In 2008, Mr. Wolfert and Mr. Bast selected Mastercam CAD/CAM software from CNC Software Inc. (Tolland, Connecticut) to address this issue. With advanced CAD/CAM capabilities in place, and as-needed guidance from Mastercam reseller QTE Manufacturing Solutions, Wolfert Tool’s sales doubled over the next five years. During this time, personnel increased by only 50 percent—from 10 to 15 people.

This improvement in productivity and profitability made it possible for the company to keep pace with its growing aerospace workload and still have the capacity to diversify into promising custom-manufacturing ventures like making guitars.

According to Mr. Wolfert, aluminum guitar bodies themselves are not unique—the uniqueness lies in how they are made. For instance, other companies make them in layers. A top and back layer with divisions inside are welded together with an outside seam before being ground and smoothed. Wolfert Tool chose to make a closed chamber body out of a single billet of aluminum to improve strength, tone and sustainability, he says.

The first Metalin’ guitar body designs were made using Autodesk Inventor. These were readily imported into Mastercam, where the four-axis CNC cutting programs were generated. The design for the assembled product incorporated a solid graphite neck for weight reduction and a great feel, and Seymour Duncan pickups to improve sound quality, the company says.

Mr. Wolfert originally conceived Metalin’ Guitars as one-off products with a fully customizable look that would be unique to each owner. But during the early design phases, he decided to also offer two off-the-shelf options that would be affordable for most serious guitarists. Mr. Bast modified the body design to make it easy and less expensive to add such options as an “f-hole” and a “whammy bar” without having to come up with new models to accommodate these add-ons.

According to Mr. Bast, Master-cam software made it easy to incorporate these changes in the CAM program.
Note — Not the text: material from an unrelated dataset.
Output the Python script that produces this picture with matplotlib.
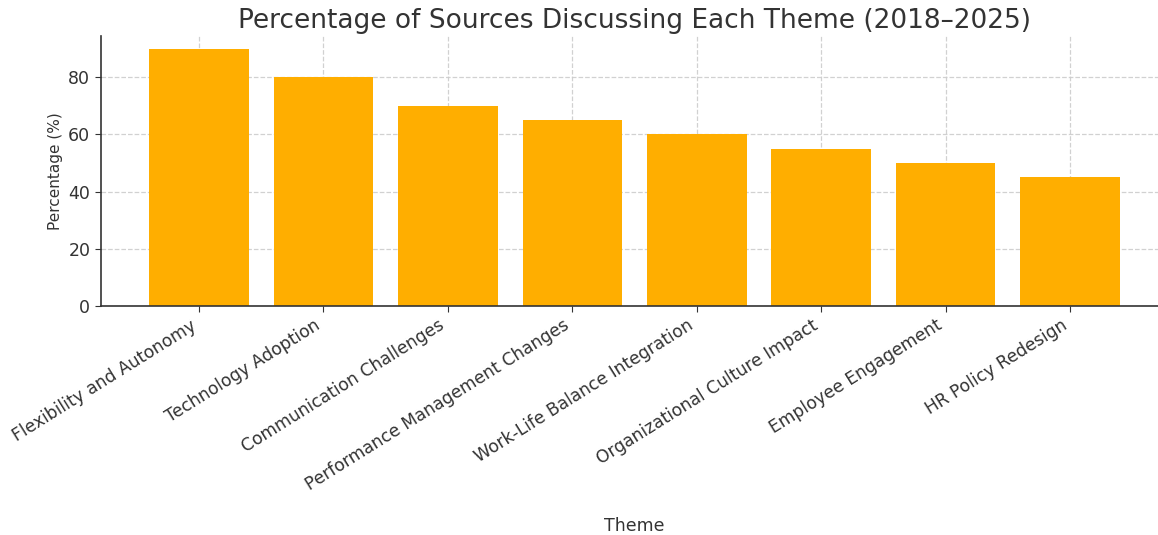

All he had to do was bring in the design changes and regenerate toolpaths, which automatically conformed themselves to the new geometry. This type of automation made it easy to move from one prototyping phase to another as changes were made to the model. During the early stages of prototyping, Mr. Bast produced eight different prototypes with solid-billet bodies.

Once they were satisfied with the prototypes’ structural integrity, sound quality and ease of play, the men began asking experienced musicians to try the guitars. According to the company, these users were surprised that a solid billet aluminum guitar body did not have a “tinny” sound and was a very serious instrument. There was one drawback, however. The guitars weighed 10.5 to 11 pounds, which is about 3 pounds more than the most popular electric guitar models. This would be a problem for players who might be practicing or up on a stage playing for hours at a time. This led to the next prototyping challenge—carving about 50 percent more material from the initial body designs without sacrificing structural integrity or musical quality. Mr. Bast was up for this challenge because many of the material removal approaches he had been using to achieve weight reduction in aerospace parts were readily adaptable to guitar bodies.

“A lot of aerospace parts are thin-walled structures,” he says. “For these, we have been using Mastercam’s Dynamic Motion technology that continually adjusts feeds and speeds to constant load on the tool and the wall of the part. This enables me to use a smaller tool, so that I can both rough and finish as I step down an interior structure inside the guitar body. With this approach, I can thin out these structures without distorting them so the body loses weight without losing strength or tone quality.”

The next round of prototypes involved creating CNC programs that remove as much material as possible from seven of the eight original prototype bodies. Mr. Bast worked closely with Metalin’ Guitar’s luthier, Jeremy Tessaro, to ensure that structural changes for weight reduction did nothing but improve the sound of the instruments. Mr. Bast used Mastercam’s Dynamic Motion technology to create safe tool paths undercutting sidewalls and creating narrow ribs in interior sections. Typical wall thicknesses were approximately 0.050 inch, unless additional material was required to support such components as the bridge, pickups and a whammy bar on the guitar’s face. When cutting was complete, guitar bodies that started as solid 24-pound billets of aluminum now weighed a couple ounces short of 3 pounds. The total instrument weight is 7 pounds, 2 ounces—right in the ballpark with popular electric guitar models.

Mastercam’s CAD/CAM technology also helped with design. For instance, Metalin’s morph design has a unique swirling surface feature created with Mastercam’s Morph toolpath. It was designed for pocketing uniquely shaped surfaces without overloading the tool as it approaches bends in the path. This roughing toolpath produced such an interesting fine textured pattern that the company retained it for one of its off-the-shelf products.